Review by Sonia Chopra on Sify
It’s nice that the film has a heroine with an ambition; god knows how puzzlingly rare that is. It’s wonderful to see the relationship evolve as the two understand each other better, and develop respect along with love. But did such a wonderful message have to be incorporated with chauvinistic clichés like stalking and sexist dialogue? Several films, in their bid to please a varied audience, give muddled insights, but this one is the queen of the mixed message movie.

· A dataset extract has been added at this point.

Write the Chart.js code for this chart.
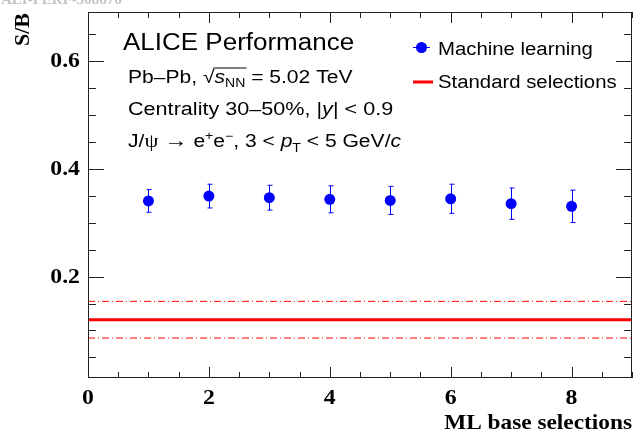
<!DOCTYPE html>
<html>
<head>
<meta charset="utf-8">
<script src="https://cdn.jsdelivr.net/npm/chart.js@4/dist/chart.umd.min.js"></script>
<style>
    html, body { margin: 0; padding: 0; background: #fff; }
    #grafico { display: block; }
</style>
</head>
<body>
<canvas id="grafico" width="638" height="433"></canvas>
<script>

// dados
const selecoes = [1, 2, 3, 4, 5, 6, 7, 8];
const sbML = [0.340, 0.349, 0.346, 0.343, 0.341, 0.344, 0.335, 0.330];
const erroML = [0.021, 0.022, 0.023, 0.025, 0.026, 0.027, 0.029, 0.030];
const sbPadrao = [0.120, 0.120];
const sbPadraoSup = [0.154, 0.154];
const sbPadraoInf = [0.086, 0.086];
const limitesX = [0, 9];
const ticksX = [0, 2, 4, 6, 8];
const ticksY = [0.2, 0.4, 0.6];

const SANS = '"Liberation Sans", Arial, Helvetica, sans-serif';
const SERIF = '"Liberation Serif", "Times New Roman", serif';
const ESTICA_SERIF = 1.08;

function pontos(xs, ys) {
    return xs.map((x, i) => ({ x: x, y: ys[i] }));
}

// texto esticado na horizontal, como na figura original
function esticado(ctx, x, y, sx, fn) {
    ctx.save();
    ctx.translate(x, y);
    ctx.scale(sx, 1);
    fn();
    ctx.restore();
}

// desenha texto com partes em fontes/posicoes diferentes
function textoRico(ctx, x0, y0, estica, partes) {
    esticado(ctx, x0, y0, estica, () => {
        let x = 0;
        partes.forEach(p => {
            ctx.font = p.font;
            const w = ctx.measureText(p.t).width;
            ctx.fillText(p.t, x, p.dy || 0);
            if (p.overline) {
                const ws = partes.filter(q => q.sob).reduce((a, q) => {
                    ctx.font = q.font;
                    return a + ctx.measureText(q.t).width;
                }, 0);
                ctx.beginPath();
                ctx.strokeStyle = '#000';
                ctx.lineWidth = 1;
                ctx.moveTo(x + w - 1, -15);
                ctx.lineTo(x + w + ws + 1, -15);
                ctx.stroke();
            }
            x += w;
        });
    });
}

const pluginEstilo = {
    id: 'estiloRoot',
    beforeDatasetsDraw(chart) {
        const ctx = chart.ctx;
        const sx = chart.scales.x, sy = chart.scales.y;
        ctx.save();
        ctx.strokeStyle = '#0000ff';
        ctx.lineWidth = 1;
        selecoes.forEach((s, i) => {
            const px = Math.round(sx.getPixelForValue(s)) + 0.5;
            const y1 = sy.getPixelForValue(sbML[i] + erroML[i]);
            const y2 = sy.getPixelForValue(sbML[i] - erroML[i]);
            ctx.beginPath();
            ctx.moveTo(px, y1);
            ctx.lineTo(px, y2);
            ctx.moveTo(px - 2, y1);
            ctx.lineTo(px + 3, y1);
            ctx.moveTo(px - 2, y2);
            ctx.lineTo(px + 3, y2);
            ctx.stroke();
        });
        ctx.restore();
    },
    afterDraw(chart) {
        const ctx = chart.ctx;
        const a = chart.chartArea;
        const sx = chart.scales.x, sy = chart.scales.y;
        ctx.save();

        // moldura
        ctx.strokeStyle = '#222';
        ctx.lineWidth = 1;
        ctx.strokeRect(a.left + 0.5, a.top + 0.5, a.right - a.left - 1, a.bottom - a.top - 1);

        // ticks do eixo x (baixo e cima)
        ctx.beginPath();
        for (let v = 0; v <= 9.001; v += 0.5) {
            const px = Math.round(sx.getPixelForValue(v)) + 0.5;
            const maior = Math.abs(v / 2 - Math.round(v / 2)) < 1e-6;
            const len = maior ? 11 : 6;
            ctx.moveTo(px, a.bottom);
            ctx.lineTo(px, a.bottom - len);
            ctx.moveTo(px, a.top);
            ctx.lineTo(px, a.top + len);
        }
        // ticks do eixo y (esquerda e direita)
        for (let v = 0.05; v <= 0.69; v += 0.05) {
            const py = Math.round(sy.getPixelForValue(v)) + 0.5;
            const maior = Math.abs(v / 0.2 - Math.round(v / 0.2)) < 1e-6;
            const len = maior ? 16 : 8;
            ctx.moveTo(a.left, py);
            ctx.lineTo(a.left + len, py);
            ctx.moveTo(a.right, py);
            ctx.lineTo(a.right - len, py);
        }
        ctx.stroke();

        // rotulos dos ticks
        ctx.fillStyle = '#000';
        ctx.font = 'bold 22px ' + SERIF;
        ctx.textAlign = 'center';
        ctx.textBaseline = 'alphabetic';
        ticksX.forEach(v => {
            esticado(ctx, sx.getPixelForValue(v), 404, ESTICA_SERIF, () => {
                ctx.fillText(String(v), 0, 0);
            });
        });
        ctx.textAlign = 'right';
        ctx.textBaseline = 'middle';
        ticksY.forEach(v => {
            esticado(ctx, 80, sy.getPixelForValue(v) + 1, ESTICA_SERIF, () => {
                ctx.fillText(v.toFixed(1), 0, 0);
            });
        });

        // titulos dos eixos
        ctx.textBaseline = 'alphabetic';
        ctx.textAlign = 'right';
        esticado(ctx, a.right, 429, 1.06, () => {
            ctx.fillText('ML base selections', 0, 0);
        });
        ctx.save();
        ctx.translate(29, 13);
        ctx.rotate(-Math.PI / 2);
        ctx.fillText('S/B', 0, 0);
        ctx.restore();

        // marca d'agua cortada no topo
        ctx.textAlign = 'left';
        ctx.fillStyle = '#c4c4c4';
        ctx.font = 'bold 15px ' + SERIF;
        ctx.fillText('ALI-PERF-308676', 1, 4);

        // textos ALICE
        ctx.fillStyle = '#000';
        ctx.font = '23px ' + SANS;
        esticado(ctx, 123, 50, 1.13, () => {
            ctx.fillText('ALICE Performance', 0, 0);
        });

        const f = '18px ' + SANS;
        const fi = 'italic 18px ' + SANS;
        const fs = '12px ' + SANS;
        textoRico(ctx, 128, 83, 1.17, [
            { t: 'Pb\u2013Pb, ', font: f },
            { t: '\u221A', font: f, overline: true },
            { t: 's', font: fi, sob: true },
            { t: 'NN', font: fs, dy: 4, sob: true },
            { t: ' = 5.02 TeV', font: f }
        ]);
        textoRico(ctx, 128, 115, 1.2, [
            { t: 'Centrality 30\u201350%, |', font: f },
            { t: 'y', font: fi },
            { t: '| < 0.9', font: f }
        ]);
        textoRico(ctx, 128, 147, 1.17, [
            { t: 'J/', font: f },
            { t: '\u03C8', font: '19px ' + SERIF },
            { t: ' ', font: f },
            { t: '\u2192', font: '20px ' + SERIF },
            { t: ' e', font: f },
            { t: '+', font: fs, dy: -7 },
            { t: 'e', font: f },
            { t: '\u2212', font: fs, dy: -7 },
            { t: ', 3 < ', font: f },
            { t: 'p', font: fi },
            { t: 'T', font: fs, dy: 5 },
            { t: ' < 5 GeV/', font: f },
            { t: 'c', font: fi }
        ]);

        // legenda
        ctx.strokeStyle = '#0000ff';
        ctx.lineWidth = 1;
        ctx.beginPath();
        ctx.moveTo(413, 47.5);
        ctx.lineTo(430, 47.5);
        ctx.stroke();
        ctx.fillStyle = '#0000ff';
        ctx.beginPath();
        ctx.arc(421.5, 47.5, 5.5, 0, Math.PI * 2);
        ctx.fill();
        ctx.strokeStyle = '#ff0000';
        ctx.lineWidth = 3;
        ctx.beginPath();
        ctx.moveTo(413, 82);
        ctx.lineTo(433, 82);
        ctx.stroke();
        ctx.fillStyle = '#000';
        textoRico(ctx, 438, 55, 1.13, [{ t: 'Machine learning', font: f }]);
        textoRico(ctx, 438, 88, 1.13, [{ t: 'Standard selections', font: f }]);

        ctx.restore();
    }
};

let grafico;

document.addEventListener('DOMContentLoaded', function() {
    carregarGrafico();
});

function carregarGrafico() {
    const ctx = document.getElementById('grafico').getContext('2d');

    if (grafico) {
        grafico.destroy();
    }

    const linhaTraco = {
        borderColor: '#ff0000',
        borderWidth: 1,
        borderDash: [7, 3, 1, 3],
        pointRadius: 0,
        showLine: true,
        type: 'line',
        fill: false
    };

    grafico = new Chart(ctx, {
        type: 'scatter',
        data: {
            datasets: [
                Object.assign({ label: 'sup', data: pontos(limitesX, sbPadraoSup) }, linhaTraco),
                Object.assign({ label: 'inf', data: pontos(limitesX, sbPadraoInf) }, linhaTraco),
                {
                    label: 'Standard selections',
                    type: 'line',
                    data: pontos(limitesX, sbPadrao),
                    borderColor: '#ff0000',
                    borderWidth: 3,
                    pointRadius: 0,
                    fill: false
                },
                {
                    label: 'Machine learning',
                    data: pontos(selecoes, sbML),
                    backgroundColor: '#0000ff',
                    borderColor: '#0000ff',
                    pointRadius: 5.5,
                    borderWidth: 0
                }
            ]
        },
        options: {
            responsive: false,
            animation: false,
            layout: {
                padding: { left: 88, right: 6, top: 12, bottom: 55 }
            },
            plugins: {
                legend: { display: false },
                tooltip: { enabled: false }
            },
            scales: {
                x: { type: 'linear', min: 0, max: 9, display: false },
                y: { type: 'linear', min: 0.012, max: 0.69, display: false }
            }
        },
        plugins: [pluginEstilo]
    });
}
</script>
</body>
</html>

Badrinath Ki Dulhania Review by Indiaglitz
Director Shashank Khaitan fails to connect properly due to the lethargic screenplay in the second half. The director diverts his movie from its main roots for unnecessary reasons and that too for a long period. The grip over his character, their stories and the whole entertainment quotient in the film slips out at several times. Gauhar Khan is highly wasted. ‘Badrinath Ki Dulhania’ is entertainingly meaningful and will be liked by the youngsters as well as the family audience.
Review by meeta on Wogma
The other actors do play their parts alright, but the thick accents seem too put-on. It is difficult to believe that Varun Dhawan or Alia Bhatt have grown up with that background. Their performances are not bad at all. However, knowing what they are capable of, his performance came across as too generic and Alia in fact felt a little too shrill. Sure, the attempt at being progressive is obvious. But Badrinath Ki Dulhania seems to go about it rather lazily – taking the simplest “next steps” without a introspective and/or an exploratory eye at, what real life dowry cases or cases where a woman is held down, look like.
Review by Manju Ramanan on Masala
The film has various small pointers to characters – the giant chess-board outside Badri’s house that is dominated by his father, Alia answering ‘claustrophobia’ to a question posed to her and later explaining it as ghutan or being stifled into roles expected of her.